Kız Kulesi:
Kız Kulesi İlçe’nin güneydoğusunda, Kont Pelenon tarafından yaptırılmıştır. Zamanında bir gözetleme yeri olarak kullanılmıştır. Bu gün için bu önemini yitirmiştir.
Manastır:
Dumlupınar Mahallesi’nde, şimdiki cezaevinin bulunduğu yerdedir. Kont Polenon’un burada muhteşem bir şato yaptırdığı ve bugün için şatonun tümüyle yok olduğu, kalıntılarına halk tarafından manastır adı verildiği sanılmaktadır.
Göreği Manastırı:
İlçenin batısına 5 km. uzaklıkta ve Evkaf köyünün sınırları içinde Pond Devleti zamanından kalma kale, şato, kilise, manastır ve yapı kalıntılarına rastlanmaktadır.
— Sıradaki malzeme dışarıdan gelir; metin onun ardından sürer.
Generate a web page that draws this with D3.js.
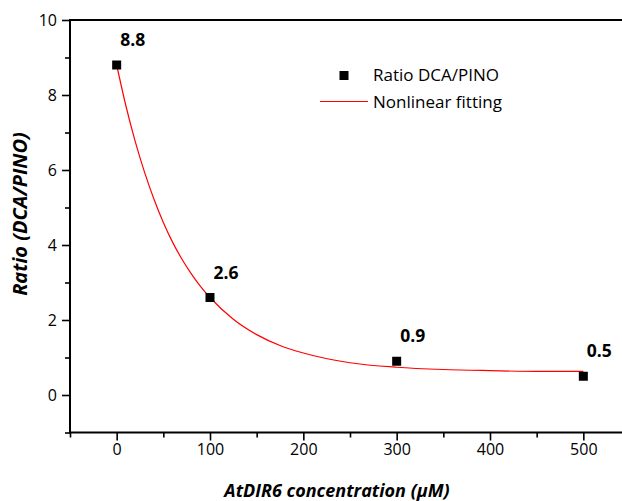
<!DOCTYPE html>
<html>
<head>
<meta charset="utf-8">
<script src="https://cdn.jsdelivr.net/npm/d3@7"></script>
<style>
  html, body { margin: 0; padding: 0; background: #fff; }
  svg { display: block; }
  text { font-family: "Open Sans", sans-serif; }
</style>
</head>
<body>
<svg id="chart" width="622" height="501"></svg>
<script>
// ---- data ----
const concentrations = [0, 100, 300, 500];
const ratios = [8.8, 2.6, 0.9, 0.5];
const pointLabels = ["8.8", "2.6", "0.9", "0.5"];

// nonlinear fitting curve
const fitX = [0, 10, 20, 30, 40, 50, 60, 70, 80, 90, 100, 125, 150, 175, 200, 250, 300, 350, 400, 450, 500];
const fitY = [8.80, 7.70, 6.75, 5.93, 5.22, 4.60, 4.07, 3.62, 3.23, 2.89, 2.60, 2.02, 1.61, 1.32, 1.12, 0.86, 0.74, 0.68, 0.65, 0.63, 0.63];

const xMajorTicks = [0, 100, 200, 300, 400, 500];
const xMinorTicks = [-50, 50, 150, 250, 350, 450, 550];
const yMajorTicks = [0, 2, 4, 6, 8, 10];
const yMinorTicks = [-1, 1, 3, 5, 7, 9];

const legendLabels = ["Ratio DCA/PINO", "Nonlinear fitting"];
const xTitle = "AtDIR6 concentration (μM)";
const yTitle = "Ratio (DCA/PINO)";

// ---- layout ----
const svg = d3.select("#chart");
const x = d3.scaleLinear().domain([-50, 550]).range([70, 630]);
const y = d3.scaleLinear().domain([-1, 10]).range([432.5, 20]);

const axisColor = "#000";
const tickFont = 16;

// axes (left + bottom) with major/minor ticks
const gx = svg.append("g").attr("transform", `translate(0,${y(-1)})`);
gx.call(d3.axisBottom(x).tickValues(xMajorTicks).tickSize(8).tickPadding(3).tickFormat(d3.format("d")));
gx.append("g").call(d3.axisBottom(x).tickValues(xMinorTicks).tickSize(5).tickFormat(""));
gx.selectAll(".domain").remove();
gx.selectAll("line").attr("stroke", axisColor).attr("stroke-width", 1.6);
gx.selectAll("text").attr("font-size", tickFont).attr("fill", "#000")
  .style("font-family", "'Open Sans', sans-serif");

const gy = svg.append("g").attr("transform", `translate(${x(-50)},0)`);
gy.call(d3.axisLeft(y).tickValues(yMajorTicks).tickSize(8).tickPadding(5).tickFormat(d3.format("d")));
gy.append("g").call(d3.axisLeft(y).tickValues(yMinorTicks).tickSize(5).tickFormat(""));
gy.selectAll(".domain").remove();
gy.selectAll("line").attr("stroke", axisColor).attr("stroke-width", 1.6);
gy.selectAll("text").attr("font-size", tickFont).attr("fill", "#000")
  .style("font-family", "'Open Sans', sans-serif");

// frame lines: left, bottom, top
svg.append("line").attr("x1", x(-50)).attr("x2", x(-50)).attr("y1", y(10)).attr("y2", y(-1))
  .attr("stroke", axisColor).attr("stroke-width", 2);
svg.append("line").attr("x1", x(-50) - 1).attr("x2", 622).attr("y1", y(-1)).attr("y2", y(-1))
  .attr("stroke", axisColor).attr("stroke-width", 2);
svg.append("line").attr("x1", x(-50) - 1).attr("x2", 622).attr("y1", y(10)).attr("y2", y(10))
  .attr("stroke", axisColor).attr("stroke-width", 2);

// fitting curve
const fitData = fitX.map((v, i) => [v, fitY[i]]);
svg.append("path")
  .datum(fitData)
  .attr("fill", "none")
  .attr("stroke", "#ff0000")
  .attr("stroke-width", 1.2)
  .attr("d", d3.line().x(d => x(d[0])).y(d => y(d[1])).curve(d3.curveMonotoneX));

// points
const ms = 9;
svg.append("g").selectAll("rect")
  .data(concentrations)
  .join("rect")
  .attr("x", (d) => x(d) - ms / 2)
  .attr("y", (d, i) => y(ratios[i]) - ms / 2)
  .attr("width", ms).attr("height", ms)
  .attr("fill", "#000");

// value labels
svg.append("g").selectAll("text")
  .data(concentrations)
  .join("text")
  .attr("x", d => x(d) + 16)
  .attr("y", (d, i) => y(ratios[i]) - 19)
  .attr("text-anchor", "middle")
  .attr("font-size", 17.5)
  .attr("font-weight", "bold")
  .text((d, i) => pointLabels[i]);

// legend
svg.append("rect").attr("x", 339.5).attr("y", 71).attr("width", ms).attr("height", ms).attr("fill", "#000");
svg.append("text").attr("x", 373).attr("y", 81).attr("font-size", 17).text(legendLabels[0]);
svg.append("line").attr("x1", 320).attr("x2", 368).attr("y1", 101.5).attr("y2", 101.5)
  .attr("stroke", "#ff0000").attr("stroke-width", 1.2);
svg.append("text").attr("x", 373).attr("y", 108).attr("font-size", 17).text(legendLabels[1]);

// axis titles
svg.append("text")
  .attr("x", 337).attr("y", 497)
  .attr("text-anchor", "middle")
  .attr("font-size", 18).attr("font-weight", "bold").attr("font-style", "italic")
  .text(xTitle);
svg.append("text")
  .attr("transform", `translate(27,214) rotate(-90)`)
  .attr("text-anchor", "middle")
  .attr("font-size", 20).attr("font-weight", "bold").attr("font-style", "italic")
  .text(yTitle);
</script>
</body>
</html>
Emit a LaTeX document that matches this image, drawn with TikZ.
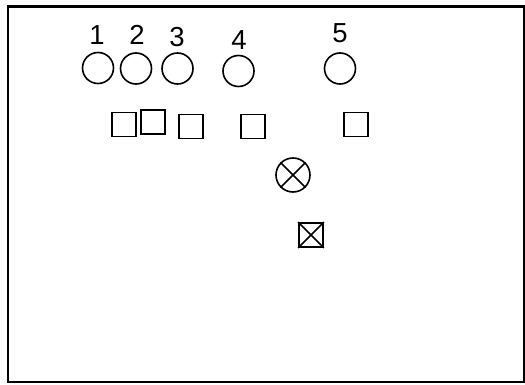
\documentclass[tikz,border=0pt]{standalone}
\usepackage{fontspec}
\setmainfont{Liberation Sans}
\begin{document}
\begin{tikzpicture}[x=1pt,y=-1pt,
  player/.style={draw,circle,line width=1.6pt,minimum size=31pt,inner sep=0pt},
  sq/.style={draw,rectangle,line width=1.9pt,minimum size=24pt,inner sep=0pt},
  num/.style={font=\fontsize{27.5}{27.5}\selectfont,inner sep=0pt,anchor=base}]
\useasboundingbox (0,0) rectangle (525,385);
\draw[line width=2.6pt] (8,6.5) rectangle (524,382);
% numbers
\node[num] (n1) at (97,45) {1};
\node[num] (n2) at (137,45) {2};
\node[num] (n3) at (177,46.5) {3};
\node[num] (n4) at (239,50) {4};
\node[num] (n5) at (340,43) {5};
% circles
\node[player] (c1) at (98,68) {};
\node[player] (c2) at (136,68.5) {};
\node[player] (c3) at (177.5,68.5) {};
\node[player] (c4) at (238.5,71) {};
\node[player] (c5) at (340,68.5) {};
% squares
\node[sq] (s1) at (124,124.5) {};
\node[sq] (s2) at (153,122) {};
\node[sq] (s3) at (191,126.5) {};
\node[sq] (s4) at (253,126.5) {};
\node[sq] (s5) at (356,124.5) {};
% crossed circle
\node[player,minimum size=34pt] (ox) at (293,175) {};
\draw[line width=1.6pt] (ox.45) -- (ox.225) (ox.135) -- (ox.315);
% crossed box
\node[sq] (bx) at (311,235) {};
\draw[line width=1.5pt] (bx.north west) -- (bx.south east) (bx.north east) -- (bx.south west);
\end{tikzpicture}
\end{document}
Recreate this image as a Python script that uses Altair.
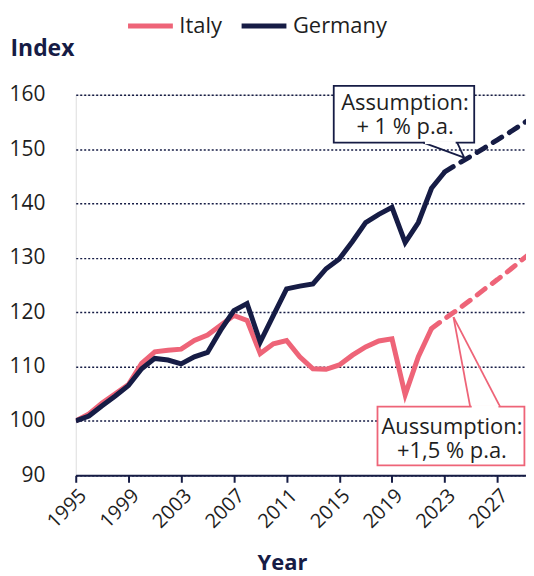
import altair as alt
import pandas as pd

# ---------------- data ----------------
series_names = ["Italy", "Germany"]

years_germany = list(range(1995, 2024))
germany = [100.0, 100.9, 102.8, 104.6, 106.5, 109.6, 111.5, 111.2, 110.5, 111.8,
           112.6, 116.7, 120.3, 121.6, 114.5, 119.4, 124.3, 124.8, 125.2, 128.0,
           129.8, 133.0, 136.5, 138.0, 139.3, 132.8, 136.5, 142.8, 145.8]

years_italy = list(range(1995, 2023))
italy = [100.0, 101.3, 103.3, 105.0, 106.7, 110.6, 112.7, 113.0, 113.2, 114.8,
         115.8, 117.6, 119.4, 118.5, 112.4, 114.2, 114.8, 111.8, 109.6, 109.5,
         110.3, 112.1, 113.6, 114.7, 115.1, 104.8, 111.8, 117.0]

# assumption paths (+1 % p.a. Germany, +1.5 % p.a. Italy)
years_germany_proj = list(range(2023, 2031))
germany_proj = [145.8, 147.3, 148.7, 150.2, 151.7, 153.2, 154.8, 156.3]
years_italy_proj = list(range(2022, 2031))
italy_proj = [117.0, 118.8, 120.5, 122.3, 124.2, 126.0, 127.9, 129.9, 131.8]

x_ticks = [1995, 1999, 2003, 2007, 2011, 2015, 2019, 2023, 2027]
y_ticks = [90, 100, 110, 120, 130, 140, 150, 160]

callout_germany = ["Assumption:", "+ 1 % p.a."]
callout_italy = ["Aussumption:", "+1,5 % p.a."]

# ---------------- tables ----------------
hist = pd.DataFrame(
    [{"year": y, "value": v, "country": "Italy"} for y, v in zip(years_italy, italy)]
    + [{"year": y, "value": v, "country": "Germany"} for y, v in zip(years_germany, germany)]
)
proj = pd.DataFrame(
    [{"year": y, "value": v, "country": "Italy"} for y, v in zip(years_italy_proj, italy_proj)]
    + [{"year": y, "value": v, "country": "Germany"} for y, v in zip(years_germany_proj, germany_proj)]
)

NAVY = "#161C45"
PINK = "#EE6478"
TEXT = "#1e1e1e"

# annotation geometry (data units)
boxes = pd.DataFrame([
    {"year": 2014.58, "year2": 2025.24, "value": 161.65, "value2": 151.2, "country": "Germany"},
    {"year": 2017.90, "year2": 2029.05, "value": 102.64, "value2": 91.83, "country": "Italy"},
])
pointers = pd.DataFrame([
    {"year": 2021.38, "value": 151.2, "year2": 2024.48, "value2": 148.45, "country": "Germany"},
    {"year": 2023.95, "value": 151.2, "year2": 2024.48, "value2": 148.45, "country": "Germany"},
    {"year": 2024.93, "value": 102.64, "year2": 2023.67, "value2": 119.08, "country": "Italy"},
    {"year": 2027.20, "value": 102.64, "year2": 2023.67, "value2": 119.08, "country": "Italy"},
])
gaps = pd.DataFrame([
    {"year": 2021.50, "year2": 2023.83, "value": 151.2},
    {"year": 2025.05, "year2": 2027.08, "value": 102.64},
])
labels = pd.DataFrame([
    {"year": 2019.99, "value": 158.4, "text": "\n".join(callout_germany)},
    {"year": 2023.55, "value": 98.8, "text": "\n".join(callout_italy)},
])

# ---------------- scales / axes ----------------
xscale = alt.Scale(domain=[1995, 2029.17], nice=False, zero=False)
yscale = alt.Scale(domain=[90, 160], nice=False, zero=False)
cscale = alt.Scale(domain=series_names, range=[PINK, NAVY])

xaxis = alt.Axis(values=x_ticks, format="d", labelAngle=-45, grid=False,
                 domainColor=NAVY, domainWidth=2, tickColor=NAVY, tickWidth=2,
                 tickSize=7, labelFontSize=20, labelColor=TEXT, labelPadding=3,
                 title="Year", titleFontSize=22, titleFontWeight="bold",
                 titleColor=NAVY, titleX=207, titleY=88, titleBaseline="middle",
                 titleAlign="center")
yaxis = alt.Axis(values=y_ticks, domain=False, ticks=False, grid=True,
                 gridDash=[2, 2], gridColor=NAVY, gridWidth=1.5,
                 labelPadding=31, labelFontSize=21, labelColor=TEXT,
                 title="Index", titleAngle=0, titleX=-66, titleY=-46,
                 titleAlign="left", titleBaseline="middle", titleFontSize=23,
                 titleFontWeight="bold", titleColor=NAVY)

X = alt.X("year:Q", scale=xscale, axis=xaxis)
Y = alt.Y("value:Q", scale=yscale, axis=yaxis)

legend = alt.Legend(title=None, orient="none", legendX=50, legendY=-94,
                    direction="horizontal", symbolType="stroke", symbolSize=2025,
                    symbolStrokeWidth=5, labelFontSize=22, labelColor=TEXT,
                    columnPadding=9, labelOffset=4)

lines = alt.Chart(hist).mark_line(strokeWidth=5, clip=True).encode(
    x=X, y=Y,
    color=alt.Color("country:N", scale=cscale, legend=legend),
    order=alt.Order("year:Q"),
)

dashed = alt.Chart(proj).mark_line(strokeWidth=5, strokeDash=[10, 9],
                                   strokeCap="round", clip=True).encode(
    x=X, y=Y,
    color=alt.Color("country:N", scale=cscale, legend=None),
    order=alt.Order("year:Q"),
)

box_layer = alt.Chart(boxes).mark_rect(fill="white", strokeWidth=1.8).encode(
    x=X, x2="year2:Q", y=Y, y2="value2:Q",
    stroke=alt.Stroke("country:N", scale=cscale, legend=None),
)

pointer_layer = alt.Chart(pointers).mark_rule(strokeWidth=1.8).encode(
    x=X, x2="year2:Q", y=Y, y2="value2:Q",
    color=alt.Color("country:N", scale=cscale, legend=None),
)

gap_layer = alt.Chart(gaps).mark_rule(strokeWidth=3, color="white").encode(
    x=X, x2="year2:Q", y=Y,
)

text_layer = alt.Chart(labels).mark_text(fontSize=22, color=TEXT, lineBreak="\n",
                                         lineHeight=24, align="center",
                                         baseline="middle").encode(
    x=X, y=Y, text="text:N",
)

chart = alt.layer(lines, dashed, box_layer, pointer_layer, gap_layer, text_layer).properties(
    width=452, height=382, background="white",
    padding={"top": -8, "left": 0, "right": 0, "bottom": 0},
).configure_view(stroke=None).configure(font="Open Sans")

chart.save("out.html", embed_options={"renderer": "svg", "actions": False})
Büyük bir şehrin varlığını gösteren bu kalıntılar içinde bulunan bir gümüş para üzerindeki yazıdan, zamanında Hacı Şevda isminde bir Derebeyi’nin burada hüküm sürdüğü ve adına para bastırdığı anlaşılmaktadır.
Cıngırt Kaya Mezarları:
Fatsa’nın batısında ve 5 km. uzağındaki Görevi deresindeki tepenin üzerinde, zamanında bir kalenin kurulduğu, bugünkü kalıntılardan anlaşılmaktadır. Kalenin üzerinden Elekçi deresine 45 derecelik bir eğimle inen ve büyük bir kayanın içinde tünel genişliğinde açılmış, 120 basamaklı bir oyuntu vardır. Dibi, asırlarca atılan taşlarla dolan bu oyuntunun, tepedeki kaleden Elekçi deresine inen gizli bir merdiven olduğu sanılmaktadır.
Sarmaşık Kaplıcaları:
İlçeye 10 km. uzaklıkta, motorlu taşıt aracıyla gitme olanağı olan ve sağlık yönünden çok yararlı olduğu bugüne dek yapılagelmekte olan uygulamalarla saptanan Sarmaşık Kaplıcaları Özel İdare tarafından işletilmekle birlikte modern bir tesisin kurulmaması, barınma ve konaklama olanaklarının güçlüğü karşısında gerçek değerini bulmaktan uzak kalmıştır.
Yapılan çözümlemelerle; berrak, renksiz, kokusuz ve hafif milki lezzetinde olduğu anlaşılan 47 santigrat derece sıcaklıkta suyun 1 lt.sinin bileşiminde 0.731 gr. Hamızı kibrit, 0.1755 gr. Klorür dö sodyum, 0.253 gr. Kalsiyum humuzu, 0.005 gr. Silis, 1.433 gr. Yeluse özünün bulunduğu saptanmıştır. Dakikada 200 lt. akar.
Bolaman`daki Tarihi Konak:
Fatsa – Ordu Yolu üzerinde ilçeye 9 km. uzaklıktaki bu bina Bolaman`ın adeta sembolü olmuştur. Her yıl yüzlerce fotoğrafı çekilmekte turistik eşyalarda, hatta kibrit kutularında bile fotoğrafları yer almaktadır.
Bu değerli eseri incelerken iki ayrı zamanla, birbirine hiç benzemeyen iki aynı tarihle karşılaşabiliriz. Birincisi, miladi yılın belki de ilk yüz yıllarına kadar gerilere giden tarihlerde yapılmış olan taş duvarları, ikincisi ise Osmanlı mimarisinin damgasını taşıyan ve daha dün denilebilecek kadar yakın olan 18. yy`ın sonlarında yapıldığı sanılan yukarıda sözünü ettiğimiz taş duvarlar üzerindeki ahşap konaktır. Bu konak, “Hazinedar” ailesinin Kale`ye ilk yerleşmiş olan Büyük Ali Bey`in oğlu Mehmet Bey tarafından yaptırıldığı sanılmaktadır. Aşağı-Yukarı iki yüz yıla yakın bir geçmişi vardır. Binanın altındaki taş duvarların yaşı ise çok eskidir. Başlangıçta dört bir yanı suyla çevrili bir ada üzerine o devrin yaşayanlarınca korunmak için kale gibi yaptırılan bu surların içinde bir de kilisesi vardır.
Kültür Bakanlığı Eski Eserler ve Müzeler Genel Müdürlüğü`nce, konak ve duvarları tarihi değeri olduğu tesbit ve tescil edilmiştir. Aynı Genel Müdürlük konak için “Eski Türk mimarisinin tipik bir örneğidir” der. En son olarak bu eser “Karadeniz Teknik Üniversitesi” tarafından restore edilmek üzere korunmaya alınmıştır.